[Records excerpted from a collection]

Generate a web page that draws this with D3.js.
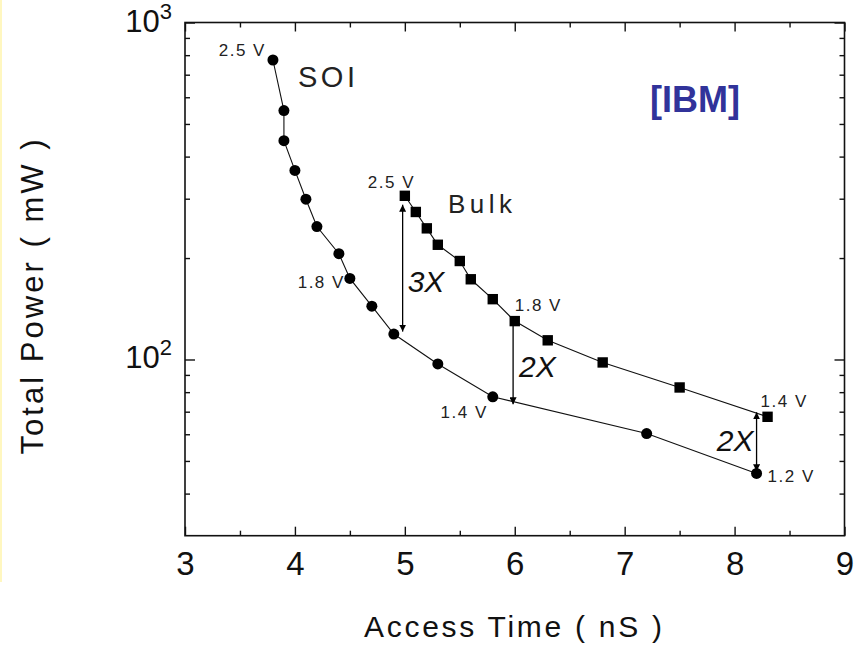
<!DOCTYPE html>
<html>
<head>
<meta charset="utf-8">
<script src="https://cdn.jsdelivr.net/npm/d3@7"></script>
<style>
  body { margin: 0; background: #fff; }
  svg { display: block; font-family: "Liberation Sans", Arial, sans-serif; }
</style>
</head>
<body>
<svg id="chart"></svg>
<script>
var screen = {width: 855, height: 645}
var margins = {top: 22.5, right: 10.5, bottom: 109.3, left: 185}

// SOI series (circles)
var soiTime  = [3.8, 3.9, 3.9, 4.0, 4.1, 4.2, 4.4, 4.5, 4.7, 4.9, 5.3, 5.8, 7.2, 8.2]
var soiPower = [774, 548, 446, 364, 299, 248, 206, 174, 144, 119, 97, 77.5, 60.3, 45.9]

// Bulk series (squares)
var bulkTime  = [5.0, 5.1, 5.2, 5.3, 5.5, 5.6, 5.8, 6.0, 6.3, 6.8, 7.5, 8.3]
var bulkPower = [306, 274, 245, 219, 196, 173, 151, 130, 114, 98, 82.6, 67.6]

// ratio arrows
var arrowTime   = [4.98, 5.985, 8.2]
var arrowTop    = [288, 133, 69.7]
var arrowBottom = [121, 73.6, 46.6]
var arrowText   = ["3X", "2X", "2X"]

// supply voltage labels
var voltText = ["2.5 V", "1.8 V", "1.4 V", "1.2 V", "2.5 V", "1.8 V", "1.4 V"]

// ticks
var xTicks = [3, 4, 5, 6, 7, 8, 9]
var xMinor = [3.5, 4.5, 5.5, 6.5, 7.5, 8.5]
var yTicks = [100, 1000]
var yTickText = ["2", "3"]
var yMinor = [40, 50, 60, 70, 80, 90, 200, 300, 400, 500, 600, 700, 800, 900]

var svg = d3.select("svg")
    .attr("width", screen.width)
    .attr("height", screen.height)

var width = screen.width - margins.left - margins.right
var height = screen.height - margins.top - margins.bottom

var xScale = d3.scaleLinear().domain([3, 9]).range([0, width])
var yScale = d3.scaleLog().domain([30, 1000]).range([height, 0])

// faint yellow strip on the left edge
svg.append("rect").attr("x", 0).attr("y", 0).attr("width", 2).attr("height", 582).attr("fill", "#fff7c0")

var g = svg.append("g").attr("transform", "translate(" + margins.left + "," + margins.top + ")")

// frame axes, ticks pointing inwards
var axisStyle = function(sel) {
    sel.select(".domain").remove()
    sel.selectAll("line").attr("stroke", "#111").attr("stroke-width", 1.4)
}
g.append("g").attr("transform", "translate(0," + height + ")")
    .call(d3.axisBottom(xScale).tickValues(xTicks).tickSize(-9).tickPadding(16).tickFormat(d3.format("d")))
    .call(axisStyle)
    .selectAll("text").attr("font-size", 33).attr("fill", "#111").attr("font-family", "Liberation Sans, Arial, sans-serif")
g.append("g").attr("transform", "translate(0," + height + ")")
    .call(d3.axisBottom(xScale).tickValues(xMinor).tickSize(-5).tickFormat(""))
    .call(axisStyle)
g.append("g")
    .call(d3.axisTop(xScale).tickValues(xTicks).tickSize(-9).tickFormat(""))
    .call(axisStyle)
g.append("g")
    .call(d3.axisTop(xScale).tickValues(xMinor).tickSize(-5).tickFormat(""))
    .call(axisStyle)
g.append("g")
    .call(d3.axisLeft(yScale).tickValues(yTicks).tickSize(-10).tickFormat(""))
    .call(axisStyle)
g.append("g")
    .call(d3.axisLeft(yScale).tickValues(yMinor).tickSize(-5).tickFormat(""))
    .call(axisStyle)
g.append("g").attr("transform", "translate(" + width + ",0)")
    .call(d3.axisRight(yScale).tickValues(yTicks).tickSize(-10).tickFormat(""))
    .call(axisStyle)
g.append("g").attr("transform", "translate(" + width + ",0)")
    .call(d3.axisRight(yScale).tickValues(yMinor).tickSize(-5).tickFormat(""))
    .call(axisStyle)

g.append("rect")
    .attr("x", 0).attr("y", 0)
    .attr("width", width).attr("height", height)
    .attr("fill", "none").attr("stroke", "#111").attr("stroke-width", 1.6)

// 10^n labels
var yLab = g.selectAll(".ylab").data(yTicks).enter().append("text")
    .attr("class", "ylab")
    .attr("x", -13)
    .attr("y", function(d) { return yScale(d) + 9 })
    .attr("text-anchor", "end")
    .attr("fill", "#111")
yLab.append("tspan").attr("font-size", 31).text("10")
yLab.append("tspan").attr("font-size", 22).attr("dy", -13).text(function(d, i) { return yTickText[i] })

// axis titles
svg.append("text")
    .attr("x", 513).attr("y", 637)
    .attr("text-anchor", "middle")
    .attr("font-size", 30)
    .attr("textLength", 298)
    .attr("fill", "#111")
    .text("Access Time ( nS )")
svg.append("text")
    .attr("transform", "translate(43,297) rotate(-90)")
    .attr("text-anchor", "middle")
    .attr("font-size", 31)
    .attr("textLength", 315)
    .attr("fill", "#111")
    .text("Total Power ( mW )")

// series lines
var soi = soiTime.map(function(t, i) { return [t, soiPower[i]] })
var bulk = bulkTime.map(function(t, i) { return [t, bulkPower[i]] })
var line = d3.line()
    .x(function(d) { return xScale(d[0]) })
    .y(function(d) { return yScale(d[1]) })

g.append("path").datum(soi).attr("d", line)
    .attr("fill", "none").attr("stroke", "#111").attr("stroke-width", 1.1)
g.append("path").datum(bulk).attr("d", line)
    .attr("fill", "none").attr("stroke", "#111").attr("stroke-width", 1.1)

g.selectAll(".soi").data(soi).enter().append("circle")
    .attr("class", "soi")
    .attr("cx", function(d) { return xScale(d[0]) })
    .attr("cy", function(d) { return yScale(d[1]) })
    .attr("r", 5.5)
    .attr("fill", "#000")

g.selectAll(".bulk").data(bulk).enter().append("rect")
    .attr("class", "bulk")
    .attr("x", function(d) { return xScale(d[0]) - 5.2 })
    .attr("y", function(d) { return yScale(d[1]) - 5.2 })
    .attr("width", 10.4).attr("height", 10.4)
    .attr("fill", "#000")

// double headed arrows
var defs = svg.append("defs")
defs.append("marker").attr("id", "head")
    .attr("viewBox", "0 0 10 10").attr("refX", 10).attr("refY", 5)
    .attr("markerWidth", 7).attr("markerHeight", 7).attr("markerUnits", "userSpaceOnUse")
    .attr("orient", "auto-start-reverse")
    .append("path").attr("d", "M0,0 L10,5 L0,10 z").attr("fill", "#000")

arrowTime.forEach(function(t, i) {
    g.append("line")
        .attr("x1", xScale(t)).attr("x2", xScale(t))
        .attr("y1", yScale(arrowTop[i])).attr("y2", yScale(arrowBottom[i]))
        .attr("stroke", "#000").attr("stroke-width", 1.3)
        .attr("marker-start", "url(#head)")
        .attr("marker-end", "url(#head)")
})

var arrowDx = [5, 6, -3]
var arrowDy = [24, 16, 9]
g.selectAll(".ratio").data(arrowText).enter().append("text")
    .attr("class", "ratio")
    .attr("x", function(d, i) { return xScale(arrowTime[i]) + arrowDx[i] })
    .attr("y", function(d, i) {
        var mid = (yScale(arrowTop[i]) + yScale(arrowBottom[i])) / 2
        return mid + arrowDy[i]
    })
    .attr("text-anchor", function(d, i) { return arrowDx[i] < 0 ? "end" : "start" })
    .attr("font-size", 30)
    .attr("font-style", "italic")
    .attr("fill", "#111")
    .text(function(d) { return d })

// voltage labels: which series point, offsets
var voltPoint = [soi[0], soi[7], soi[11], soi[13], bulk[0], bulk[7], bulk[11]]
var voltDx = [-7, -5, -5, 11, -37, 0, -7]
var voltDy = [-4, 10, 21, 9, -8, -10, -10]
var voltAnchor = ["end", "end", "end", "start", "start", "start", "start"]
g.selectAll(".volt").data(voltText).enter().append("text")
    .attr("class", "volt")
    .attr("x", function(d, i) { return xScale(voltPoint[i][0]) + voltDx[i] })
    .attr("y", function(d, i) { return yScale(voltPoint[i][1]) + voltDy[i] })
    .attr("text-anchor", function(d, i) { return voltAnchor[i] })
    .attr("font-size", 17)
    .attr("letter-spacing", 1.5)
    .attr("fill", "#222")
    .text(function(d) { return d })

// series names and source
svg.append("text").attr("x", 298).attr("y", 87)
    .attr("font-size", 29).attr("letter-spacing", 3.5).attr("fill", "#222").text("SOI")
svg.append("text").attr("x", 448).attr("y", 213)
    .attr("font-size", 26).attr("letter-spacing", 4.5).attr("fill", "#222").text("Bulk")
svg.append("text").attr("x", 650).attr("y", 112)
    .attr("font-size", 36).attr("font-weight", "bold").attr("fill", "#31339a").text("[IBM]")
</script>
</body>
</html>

...

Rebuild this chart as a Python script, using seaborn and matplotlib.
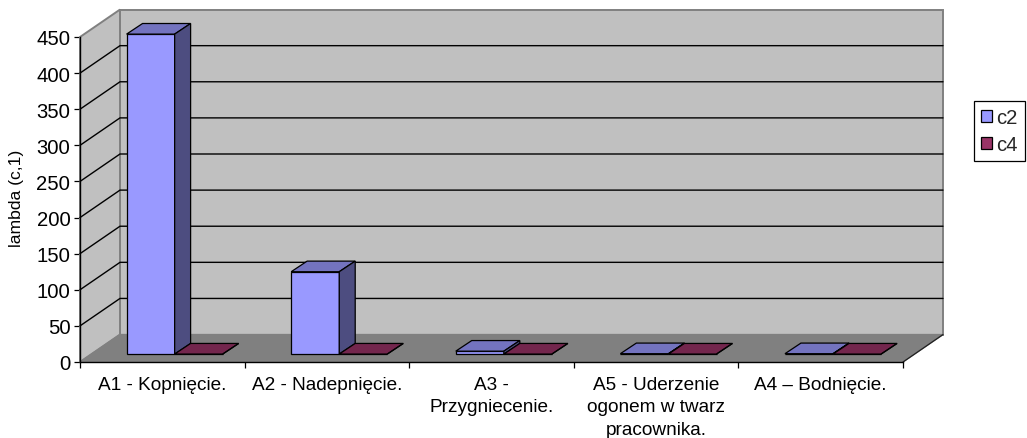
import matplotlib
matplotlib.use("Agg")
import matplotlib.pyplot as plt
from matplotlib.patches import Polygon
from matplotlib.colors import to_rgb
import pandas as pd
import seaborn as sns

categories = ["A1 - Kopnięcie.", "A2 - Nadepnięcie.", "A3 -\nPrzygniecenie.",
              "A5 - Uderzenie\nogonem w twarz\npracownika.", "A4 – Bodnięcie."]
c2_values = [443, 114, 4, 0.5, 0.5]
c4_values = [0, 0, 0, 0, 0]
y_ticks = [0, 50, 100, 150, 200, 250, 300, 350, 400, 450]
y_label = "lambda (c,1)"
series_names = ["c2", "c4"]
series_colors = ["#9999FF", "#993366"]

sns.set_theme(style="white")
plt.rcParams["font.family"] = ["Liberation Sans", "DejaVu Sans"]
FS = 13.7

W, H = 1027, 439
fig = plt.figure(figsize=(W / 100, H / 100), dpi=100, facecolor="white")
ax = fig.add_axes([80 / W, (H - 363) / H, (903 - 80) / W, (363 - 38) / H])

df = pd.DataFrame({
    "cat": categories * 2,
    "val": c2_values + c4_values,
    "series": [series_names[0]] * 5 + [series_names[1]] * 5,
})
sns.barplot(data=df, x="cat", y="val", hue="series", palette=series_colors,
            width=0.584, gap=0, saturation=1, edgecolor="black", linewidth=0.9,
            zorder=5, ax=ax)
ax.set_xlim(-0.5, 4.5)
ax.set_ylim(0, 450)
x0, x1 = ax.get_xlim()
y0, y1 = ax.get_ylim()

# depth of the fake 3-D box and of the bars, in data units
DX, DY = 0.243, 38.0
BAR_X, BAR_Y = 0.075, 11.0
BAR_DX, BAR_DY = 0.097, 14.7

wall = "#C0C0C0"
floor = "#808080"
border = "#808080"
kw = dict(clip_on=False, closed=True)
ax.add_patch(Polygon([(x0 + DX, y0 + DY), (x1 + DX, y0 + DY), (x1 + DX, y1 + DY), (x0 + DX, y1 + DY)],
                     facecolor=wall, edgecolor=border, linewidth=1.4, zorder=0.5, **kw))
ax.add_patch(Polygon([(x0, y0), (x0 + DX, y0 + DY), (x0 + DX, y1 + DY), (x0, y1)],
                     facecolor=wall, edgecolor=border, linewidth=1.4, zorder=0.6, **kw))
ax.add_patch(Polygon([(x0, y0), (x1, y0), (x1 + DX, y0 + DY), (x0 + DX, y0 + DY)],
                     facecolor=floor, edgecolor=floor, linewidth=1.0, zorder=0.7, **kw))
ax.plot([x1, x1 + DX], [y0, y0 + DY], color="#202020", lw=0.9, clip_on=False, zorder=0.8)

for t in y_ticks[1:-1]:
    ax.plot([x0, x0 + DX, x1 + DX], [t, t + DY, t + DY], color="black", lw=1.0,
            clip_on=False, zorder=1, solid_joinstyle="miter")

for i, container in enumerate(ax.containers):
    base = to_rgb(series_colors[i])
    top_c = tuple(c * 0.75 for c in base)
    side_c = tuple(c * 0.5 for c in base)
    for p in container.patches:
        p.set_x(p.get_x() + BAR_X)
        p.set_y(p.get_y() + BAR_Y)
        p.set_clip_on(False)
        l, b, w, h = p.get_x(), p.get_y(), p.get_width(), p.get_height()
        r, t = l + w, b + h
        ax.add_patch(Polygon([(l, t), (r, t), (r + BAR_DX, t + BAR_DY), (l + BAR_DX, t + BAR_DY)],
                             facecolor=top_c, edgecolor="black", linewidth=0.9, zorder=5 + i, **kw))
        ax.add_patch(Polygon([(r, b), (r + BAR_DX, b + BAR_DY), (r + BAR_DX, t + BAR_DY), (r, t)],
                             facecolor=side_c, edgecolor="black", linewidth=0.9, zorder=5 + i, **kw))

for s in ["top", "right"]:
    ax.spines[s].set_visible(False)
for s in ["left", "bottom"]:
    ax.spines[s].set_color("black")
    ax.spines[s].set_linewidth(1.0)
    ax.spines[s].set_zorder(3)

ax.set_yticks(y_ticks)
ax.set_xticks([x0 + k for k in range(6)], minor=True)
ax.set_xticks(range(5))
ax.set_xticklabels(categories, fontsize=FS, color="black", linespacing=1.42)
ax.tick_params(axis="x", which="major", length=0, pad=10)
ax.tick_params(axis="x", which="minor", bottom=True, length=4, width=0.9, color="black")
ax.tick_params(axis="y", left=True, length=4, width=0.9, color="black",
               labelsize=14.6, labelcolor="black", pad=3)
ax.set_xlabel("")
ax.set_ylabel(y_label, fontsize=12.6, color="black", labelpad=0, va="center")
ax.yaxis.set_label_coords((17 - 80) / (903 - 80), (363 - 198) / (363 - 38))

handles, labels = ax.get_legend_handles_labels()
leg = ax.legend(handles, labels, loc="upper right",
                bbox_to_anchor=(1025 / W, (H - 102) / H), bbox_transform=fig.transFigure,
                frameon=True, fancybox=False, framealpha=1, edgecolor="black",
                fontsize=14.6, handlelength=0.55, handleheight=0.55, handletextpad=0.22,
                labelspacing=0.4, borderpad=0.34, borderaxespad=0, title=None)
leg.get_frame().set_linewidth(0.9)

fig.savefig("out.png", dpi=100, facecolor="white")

• _WORK REQUIRED_
Only the lines between the line with "Rebuild this chart" and the line with "BAR_DX, BAR_DY = 0.097, 14.7", inclusive, should be reproduced, exactly as written and without pictures.

• _ANSWER TO THIS PROBLEM_
Rebuild this chart as a Python script, using seaborn and matplotlib.
import matplotlib
matplotlib.use("Agg")
import matplotlib.pyplot as plt
from matplotlib.patches import Polygon
from matplotlib.colors import to_rgb
import pandas as pd
import seaborn as sns

categories = ["A1 - Kopnięcie.", "A2 - Nadepnięcie.", "A3 -\nPrzygniecenie.",
              "A5 - Uderzenie\nogonem w twarz\npracownika.", "A4 – Bodnięcie."]
c2_values = [443, 114, 4, 0.5, 0.5]
c4_values = [0, 0, 0, 0, 0]
y_ticks = [0, 50, 100, 150, 200, 250, 300, 350, 400, 450]
y_label = "lambda (c,1)"
series_names = ["c2", "c4"]
series_colors = ["#9999FF", "#993366"]

sns.set_theme(style="white")
plt.rcParams["font.family"] = ["Liberation Sans", "DejaVu Sans"]
FS = 13.7

W, H = 1027, 439
fig = plt.figure(figsize=(W / 100, H / 100), dpi=100, facecolor="white")
ax = fig.add_axes([80 / W, (H - 363) / H, (903 - 80) / W, (363 - 38) / H])

df = pd.DataFrame({
    "cat": categories * 2,
    "val": c2_values + c4_values,
    "series": [series_names[0]] * 5 + [series_names[1]] * 5,
})
sns.barplot(data=df, x="cat", y="val", hue="series", palette=series_colors,
            width=0.584, gap=0, saturation=1, edgecolor="black", linewidth=0.9,
            zorder=5, ax=ax)
ax.set_xlim(-0.5, 4.5)
ax.set_ylim(0, 450)
x0, x1 = ax.get_xlim()
y0, y1 = ax.get_ylim()

# depth of the fake 3-D box and of the bars, in data units
DX, DY = 0.243, 38.0
BAR_X, BAR_Y = 0.075, 11.0
BAR_DX, BAR_DY = 0.097, 14.7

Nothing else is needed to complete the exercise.